• _Given material_
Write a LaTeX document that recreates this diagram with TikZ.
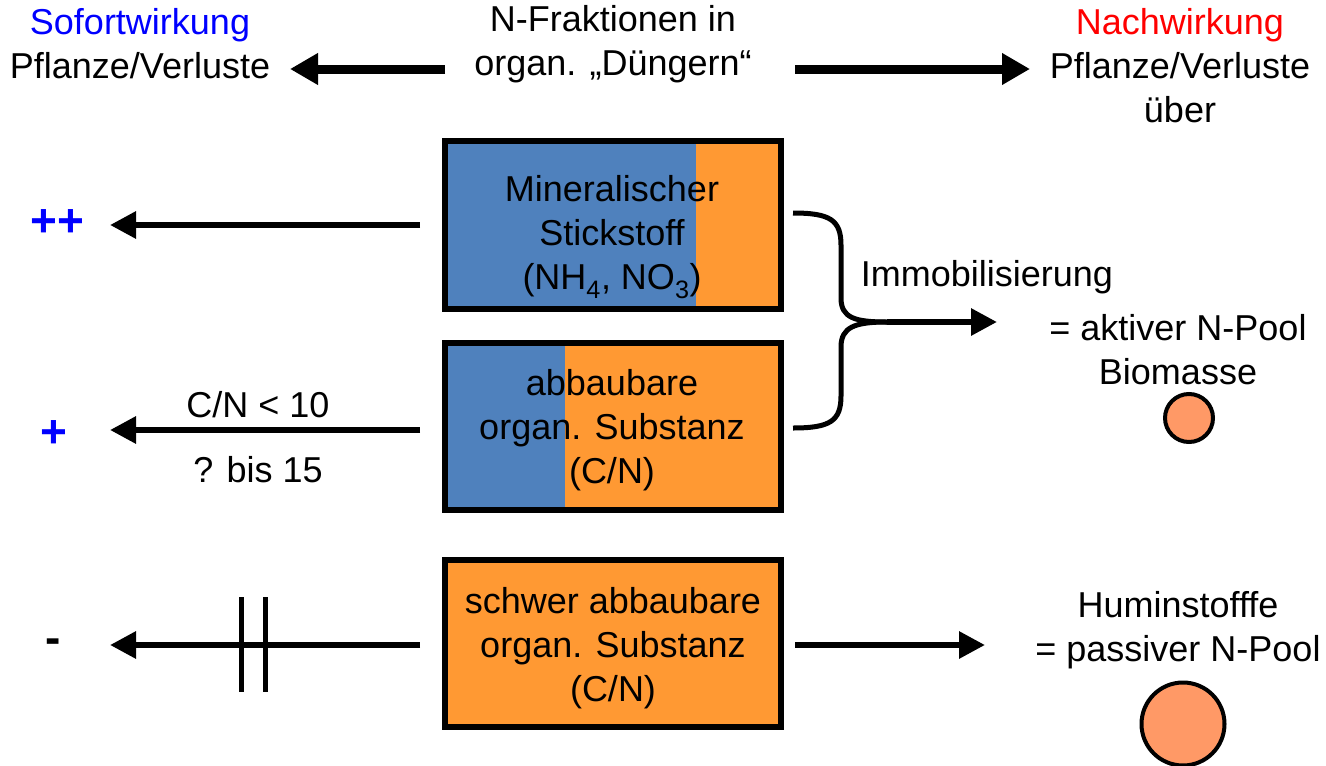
\documentclass[tikz,border=0pt]{standalone}
\usepackage{fontspec}
\setmainfont{Liberation Sans}
\usetikzlibrary{arrows.meta,calc}
\definecolor{nblue}{HTML}{4F81BD}
\definecolor{norange}{HTML}{FF9933}
\definecolor{ncirc}{HTML}{FF9966}
\definecolor{tblue}{HTML}{0000FF}
\definecolor{tred}{HTML}{FF0000}
\begin{document}
\begin{tikzpicture}[x=1pt,y=-1pt,
  txt/.style={align=center, font=\fontsize{36}{44}\selectfont, inner sep=0pt},
  sym/.style={font=\fontsize{46}{50}\selectfont\bfseries, inner sep=0pt},
  box/.style={fill=norange, minimum width=336pt, minimum height=168pt, inner sep=0pt, outer sep=0pt},
  split/.style={path picture={\fill[nblue] (path picture bounding box.south west) rectangle ($(path picture bounding box.north west)!#1!(path picture bounding box.north east)$);}},
  frame/.style={draw=black, line width=6pt},
  arr/.style={line width=6pt, -{Triangle[length=26pt,width=26pt]}},
  bigarr/.style={line width=9pt, -{Triangle[length=28pt,width=30pt]}},
  brace/.style={line width=5pt},
  bar/.style={line width=5pt},
  pool/.style={circle, draw=black, line width=4pt, fill=ncirc, inner sep=0pt}]
\useasboundingbox[fill=white] (0,0) rectangle (1326,766);

% boxes
\node[box, split=0.747] (b1) at (613,225) {};
\draw[frame] (b1.north west) rectangle (b1.south east);
\node[box, split=0.357, minimum height=167pt] (b2) at (613,426.5) {};
\draw[frame] (b2.north west) rectangle (b2.south east);
\node[box, minimum height=167pt] (b3) at (613,643.5) {};
\draw[frame] (b3.north west) rectangle (b3.south east);

\node[txt] (t1) at (612,237) {Mineralischer\\Stickstoff\\(NH\textsubscript{4}, NO\textsubscript{3})};
\node[txt] (t2) at (612,430) {abbaubare\\organ. Substanz\\(C/N)};
\node[txt] (t3) at (613,648) {schwer abbaubare\\organ. Substanz\\(C/N)};

% header
\node[txt] (tsof) at (140,44) {\textcolor{tblue}{Sofortwirkung}\\Pflanze/Verluste};
\node[txt] (tnf) at (613,44) {N-Fraktionen in\\organ. „Düngern“};
\node[txt] (tnach) at (1180,66) {\textcolor{tred}{Nachwirkung}\\Pflanze/Verluste\\über};
\coordinate (hl0) at (445,69);
\coordinate (hl1) at (290,69);
\coordinate (hr0) at (795,69);
\coordinate (hr1) at (1030,69);
\draw[bigarr] (hl0) -- (hl1);
\draw[bigarr] (hr0) -- (hr1);

% left side
\node[sym, text=tblue] (pp) at (57.5,223) {++};
\node[sym, text=tblue] (p) at (53.5,434) {+};
\node[sym] (m) at (53.5,646) {-};
\node[txt] (cn) at (258,405) {C/N < 10};
\node[txt] (bis) at (258,470) {? bis 15};
\coordinate (a1) at (420,225);
\coordinate (a2) at (420,430);
\coordinate (a3) at (420,645);
\coordinate (e1) at (110,225);
\coordinate (e2) at (110,430);
\coordinate (e3) at (110,645);
\draw[arr] (a1) -- (e1);
\draw[arr] (a2) -- (e2);
\draw[arr] (a3) -- (e3);
\coordinate (bar1t) at (241,597);
\coordinate (bar1b) at (241,692);
\coordinate (bar2t) at (265,597);
\coordinate (bar2b) at (265,692);
\draw[bar] (bar1t) -- (bar1b);
\draw[bar] (bar2t) -- (bar2b);

% brace
\coordinate (brA) at (793,213);
\coordinate (brB) at (793,428);
\coordinate (tip) at (887,322);
\coordinate (imE) at (997,322);
\draw[brace] (brA) .. controls (830,213) and (841,220) .. (841,245) -- (841,298) .. controls (841,318) and (855,322) .. (tip);
\draw[brace] (brB) .. controls (830,428) and (841,421) .. (841,396) -- (841,347) .. controls (841,327) and (855,322) .. (tip);
\draw[arr] (tip) -- (imE);
\node[txt] (imm) at (987,277) {Immobilisierung};

% right side
\node[txt] (akt) at (1178,350) {= aktiver N-Pool\\Biomasse};
\node[pool, minimum size=48pt] (c1) at (1189,418) {};
\node[txt] (hum) at (1178,630) {Huminstofffe\\= passiver N-Pool};
\node[pool, minimum size=83pt] (c2) at (1183,724) {};
\coordinate (r0) at (795,645);
\coordinate (r1) at (985,645);
\draw[arr] (r0) -- (r1);
\end{tikzpicture}
\end{document}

• _Exercise prompt_
Do not include the images; transcribe the rest of the listing exactly.

• _Exercise result_
Write a LaTeX document that recreates this diagram with TikZ.
\documentclass[tikz,border=0pt]{standalone}
\usepackage{fontspec}
\setmainfont{Liberation Sans}
\usetikzlibrary{arrows.meta,calc}
\definecolor{nblue}{HTML}{4F81BD}
\definecolor{norange}{HTML}{FF9933}
\definecolor{ncirc}{HTML}{FF9966}
\definecolor{tblue}{HTML}{0000FF}
\definecolor{tred}{HTML}{FF0000}
\begin{document}
\begin{tikzpicture}[x=1pt,y=-1pt,
  txt/.style={align=center, font=\fontsize{36}{44}\selectfont, inner sep=0pt},
  sym/.style={font=\fontsize{46}{50}\selectfont\bfseries, inner sep=0pt},
  box/.style={fill=norange, minimum width=336pt, minimum height=168pt, inner sep=0pt, outer sep=0pt},
  split/.style={path picture={\fill[nblue] (path picture bounding box.south west) rectangle ($(path picture bounding box.north west)!#1!(path picture bounding box.north east)$);}},
  frame/.style={draw=black, line width=6pt},
  arr/.style={line width=6pt, -{Triangle[length=26pt,width=26pt]}},
  bigarr/.style={line width=9pt, -{Triangle[length=28pt,width=30pt]}},
  brace/.style={line width=5pt},
  bar/.style={line width=5pt},
  pool/.style={circle, draw=black, line width=4pt, fill=ncirc, inner sep=0pt}]
\useasboundingbox[fill=white] (0,0) rectangle (1326,766);

% boxes
\node[box, split=0.747] (b1) at (613,225) {};
\draw[frame] (b1.north west) rectangle (b1.south east);
\node[box, split=0.357, minimum height=167pt] (b2) at (613,426.5) {};
\draw[frame] (b2.north west) rectangle (b2.south east);
\node[box, minimum height=167pt] (b3) at (613,643.5) {};
\draw[frame] (b3.north west) rectangle (b3.south east);

\node[txt] (t1) at (612,237) {Mineralischer\\Stickstoff\\(NH\textsubscript{4}, NO\textsubscript{3})};
\node[txt] (t2) at (612,430) {abbaubare\\organ. Substanz\\(C/N)};
\node[txt] (t3) at (613,648) {schwer abbaubare\\organ. Substanz\\(C/N)};

% header
\node[txt] (tsof) at (140,44) {\textcolor{tblue}{Sofortwirkung}\\Pflanze/Verluste};
\node[txt] (tnf) at (613,44) {N-Fraktionen in\\organ. „Düngern“};
\node[txt] (tnach) at (1180,66) {\textcolor{tred}{Nachwirkung}\\Pflanze/Verluste\\über};
\coordinate (hl0) at (445,69);
\coordinate (hl1) at (290,69);
\coordinate (hr0) at (795,69);
\coordinate (hr1) at (1030,69);
\draw[bigarr] (hl0) -- (hl1);
\draw[bigarr] (hr0) -- (hr1);

% left side
\node[sym, text=tblue] (pp) at (57.5,223) {++};
\node[sym, text=tblue] (p) at (53.5,434) {+};
\node[sym] (m) at (53.5,646) {-};
\node[txt] (cn) at (258,405) {C/N < 10};
\node[txt] (bis) at (258,470) {? bis 15};
\coordinate (a1) at (420,225);
\coordinate (a2) at (420,430);
\coordinate (a3) at (420,645);
\coordinate (e1) at (110,225);
\coordinate (e2) at (110,430);
\coordinate (e3) at (110,645);
\draw[arr] (a1) -- (e1);
\draw[arr] (a2) -- (e2);
\draw[arr] (a3) -- (e3);
\coordinate (bar1t) at (241,597);
\coordinate (bar1b) at (241,692);
\coordinate (bar2t) at (265,597);
\coordinate (bar2b) at (265,692);
\draw[bar] (bar1t) -- (bar1b);
\draw[bar] (bar2t) -- (bar2b);

% brace
\coordinate (brA) at (793,213);
\coordinate (brB) at (793,428);
\coordinate (tip) at (887,322);
\coordinate (imE) at (997,322);
\draw[brace] (brA) .. controls (830,213) and (841,220) .. (841,245) -- (841,298) .. controls (841,318) and (855,322) .. (tip);
\draw[brace] (brB) .. controls (830,428) and (841,421) .. (841,396) -- (841,347) .. controls (841,327) and (855,322) .. (tip);
\draw[arr] (tip) -- (imE);
\node[txt] (imm) at (987,277) {Immobilisierung};

% right side
\node[txt] (akt) at (1178,350) {= aktiver N-Pool\\Biomasse};
\node[pool, minimum size=48pt] (c1) at (1189,418) {};
\node[txt] (hum) at (1178,630) {Huminstofffe\\= passiver N-Pool};
\node[pool, minimum size=83pt] (c2) at (1183,724) {};
\coordinate (r0) at (795,645);
\coordinate (r1) at (985,645);
\draw[arr] (r0) -- (r1);
\end{tikzpicture}
\end{document}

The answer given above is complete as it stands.